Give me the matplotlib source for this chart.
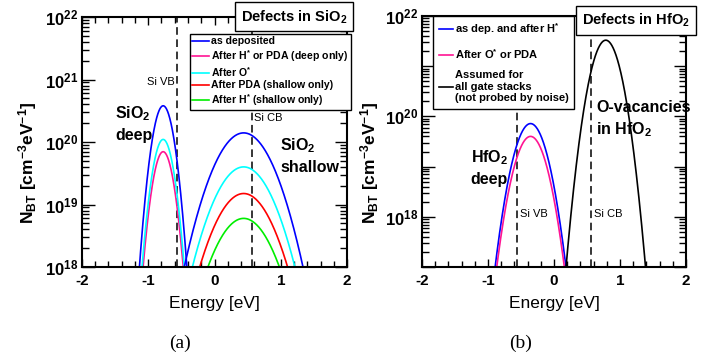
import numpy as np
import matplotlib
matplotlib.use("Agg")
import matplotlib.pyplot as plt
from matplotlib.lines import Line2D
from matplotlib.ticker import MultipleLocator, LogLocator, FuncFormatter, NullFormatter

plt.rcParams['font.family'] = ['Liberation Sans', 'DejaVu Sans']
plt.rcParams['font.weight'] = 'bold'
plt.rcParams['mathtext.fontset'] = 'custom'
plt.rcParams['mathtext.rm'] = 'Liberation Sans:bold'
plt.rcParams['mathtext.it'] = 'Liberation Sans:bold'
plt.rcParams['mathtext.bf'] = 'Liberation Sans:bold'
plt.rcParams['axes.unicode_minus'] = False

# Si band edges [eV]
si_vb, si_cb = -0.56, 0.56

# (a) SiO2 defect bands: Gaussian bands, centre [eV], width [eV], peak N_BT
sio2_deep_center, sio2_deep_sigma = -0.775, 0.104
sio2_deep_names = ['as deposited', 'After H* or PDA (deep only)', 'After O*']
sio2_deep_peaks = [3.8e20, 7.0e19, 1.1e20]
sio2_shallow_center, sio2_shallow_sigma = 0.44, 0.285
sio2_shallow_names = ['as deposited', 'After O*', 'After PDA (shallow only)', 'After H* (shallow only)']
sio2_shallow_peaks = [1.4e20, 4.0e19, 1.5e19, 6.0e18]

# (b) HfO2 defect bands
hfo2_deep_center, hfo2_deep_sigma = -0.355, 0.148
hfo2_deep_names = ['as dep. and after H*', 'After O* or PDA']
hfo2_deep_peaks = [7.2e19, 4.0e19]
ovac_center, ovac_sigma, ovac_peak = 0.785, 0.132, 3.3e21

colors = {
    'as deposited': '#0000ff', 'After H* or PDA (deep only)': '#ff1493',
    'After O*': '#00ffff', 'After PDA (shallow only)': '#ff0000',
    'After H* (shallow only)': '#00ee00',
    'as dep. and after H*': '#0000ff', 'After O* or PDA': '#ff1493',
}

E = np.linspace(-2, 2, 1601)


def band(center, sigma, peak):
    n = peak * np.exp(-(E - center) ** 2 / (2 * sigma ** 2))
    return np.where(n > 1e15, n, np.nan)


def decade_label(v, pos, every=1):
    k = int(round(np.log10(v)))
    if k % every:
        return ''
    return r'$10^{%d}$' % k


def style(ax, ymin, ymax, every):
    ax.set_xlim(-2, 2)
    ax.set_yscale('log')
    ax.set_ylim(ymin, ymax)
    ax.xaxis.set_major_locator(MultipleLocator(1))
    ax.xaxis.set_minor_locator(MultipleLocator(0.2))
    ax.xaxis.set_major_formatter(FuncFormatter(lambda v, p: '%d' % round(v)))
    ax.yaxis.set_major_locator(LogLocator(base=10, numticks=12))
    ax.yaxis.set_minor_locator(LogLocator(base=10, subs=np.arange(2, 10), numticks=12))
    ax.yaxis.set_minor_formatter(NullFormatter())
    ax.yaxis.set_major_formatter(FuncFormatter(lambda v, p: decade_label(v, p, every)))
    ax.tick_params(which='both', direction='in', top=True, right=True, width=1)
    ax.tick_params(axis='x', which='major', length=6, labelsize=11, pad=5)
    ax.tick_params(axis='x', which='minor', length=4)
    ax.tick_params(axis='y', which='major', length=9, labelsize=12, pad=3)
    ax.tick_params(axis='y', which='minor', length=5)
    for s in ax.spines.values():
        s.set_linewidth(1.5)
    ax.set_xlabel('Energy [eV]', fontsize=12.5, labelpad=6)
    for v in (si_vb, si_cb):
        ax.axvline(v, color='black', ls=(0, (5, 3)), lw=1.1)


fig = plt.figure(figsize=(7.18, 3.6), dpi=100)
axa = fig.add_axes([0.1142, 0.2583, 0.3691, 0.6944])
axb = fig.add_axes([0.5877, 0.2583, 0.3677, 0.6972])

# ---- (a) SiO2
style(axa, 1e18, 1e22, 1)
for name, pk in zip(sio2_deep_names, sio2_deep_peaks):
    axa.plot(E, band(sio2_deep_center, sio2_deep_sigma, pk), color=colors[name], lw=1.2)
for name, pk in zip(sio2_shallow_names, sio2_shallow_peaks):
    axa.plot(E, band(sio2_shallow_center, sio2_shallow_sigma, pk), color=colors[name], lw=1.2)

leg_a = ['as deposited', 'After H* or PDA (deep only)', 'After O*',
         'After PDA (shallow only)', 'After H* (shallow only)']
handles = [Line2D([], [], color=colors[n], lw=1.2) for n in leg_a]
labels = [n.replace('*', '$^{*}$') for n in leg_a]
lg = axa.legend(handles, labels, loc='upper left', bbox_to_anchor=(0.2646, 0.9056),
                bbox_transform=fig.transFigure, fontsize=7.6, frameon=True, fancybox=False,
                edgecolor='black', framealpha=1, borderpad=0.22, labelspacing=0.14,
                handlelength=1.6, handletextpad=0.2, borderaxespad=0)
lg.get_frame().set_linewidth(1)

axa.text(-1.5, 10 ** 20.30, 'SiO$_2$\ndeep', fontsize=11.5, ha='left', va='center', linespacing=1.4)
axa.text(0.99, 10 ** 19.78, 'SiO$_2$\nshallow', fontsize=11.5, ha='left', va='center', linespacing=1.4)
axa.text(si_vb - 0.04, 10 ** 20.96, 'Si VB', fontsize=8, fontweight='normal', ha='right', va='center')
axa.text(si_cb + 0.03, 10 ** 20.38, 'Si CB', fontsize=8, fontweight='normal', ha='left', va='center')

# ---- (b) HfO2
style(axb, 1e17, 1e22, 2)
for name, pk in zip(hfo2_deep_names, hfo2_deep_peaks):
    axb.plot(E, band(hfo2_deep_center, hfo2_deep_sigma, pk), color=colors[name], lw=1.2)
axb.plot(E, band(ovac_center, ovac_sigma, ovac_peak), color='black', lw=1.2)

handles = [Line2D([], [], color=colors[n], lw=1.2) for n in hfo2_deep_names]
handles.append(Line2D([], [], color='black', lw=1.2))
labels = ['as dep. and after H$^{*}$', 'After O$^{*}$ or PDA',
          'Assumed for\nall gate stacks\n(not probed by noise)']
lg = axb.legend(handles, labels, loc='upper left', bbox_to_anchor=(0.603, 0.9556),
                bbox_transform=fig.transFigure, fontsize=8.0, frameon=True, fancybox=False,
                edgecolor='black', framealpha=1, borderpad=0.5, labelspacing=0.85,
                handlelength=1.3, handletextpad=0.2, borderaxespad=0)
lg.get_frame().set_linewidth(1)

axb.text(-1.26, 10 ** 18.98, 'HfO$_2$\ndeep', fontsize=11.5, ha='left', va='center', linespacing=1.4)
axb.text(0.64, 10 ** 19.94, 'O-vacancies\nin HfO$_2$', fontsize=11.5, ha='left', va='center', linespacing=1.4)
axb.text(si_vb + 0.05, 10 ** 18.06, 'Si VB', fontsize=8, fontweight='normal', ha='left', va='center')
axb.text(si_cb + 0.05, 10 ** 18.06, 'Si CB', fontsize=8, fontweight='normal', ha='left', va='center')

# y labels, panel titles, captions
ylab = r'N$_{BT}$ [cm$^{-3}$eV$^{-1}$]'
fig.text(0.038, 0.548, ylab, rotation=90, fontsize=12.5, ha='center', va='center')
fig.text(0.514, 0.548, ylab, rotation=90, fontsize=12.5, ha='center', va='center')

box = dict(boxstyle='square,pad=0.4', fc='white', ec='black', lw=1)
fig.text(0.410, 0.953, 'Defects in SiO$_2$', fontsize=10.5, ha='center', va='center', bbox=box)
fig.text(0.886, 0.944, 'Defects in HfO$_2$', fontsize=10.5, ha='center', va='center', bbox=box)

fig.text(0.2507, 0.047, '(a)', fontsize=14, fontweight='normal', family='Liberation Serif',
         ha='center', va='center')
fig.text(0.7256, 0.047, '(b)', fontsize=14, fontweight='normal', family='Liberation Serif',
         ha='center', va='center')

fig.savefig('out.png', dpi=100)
--
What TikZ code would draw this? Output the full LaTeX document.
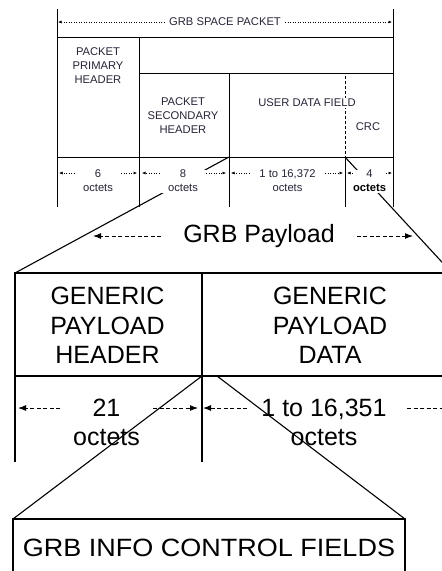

Written exercise:
Gather each line holding the string "matplotlib".

Solution for this problem:
Give me the matplotlib source for this chart.
import matplotlib
matplotlib.use("Agg")
import matplotlib.pyplot as plt
from matplotlib.lines import Line2D
from matplotlib.ticker import MultipleLocator, LogLocator, FuncFormatter, NullFormatter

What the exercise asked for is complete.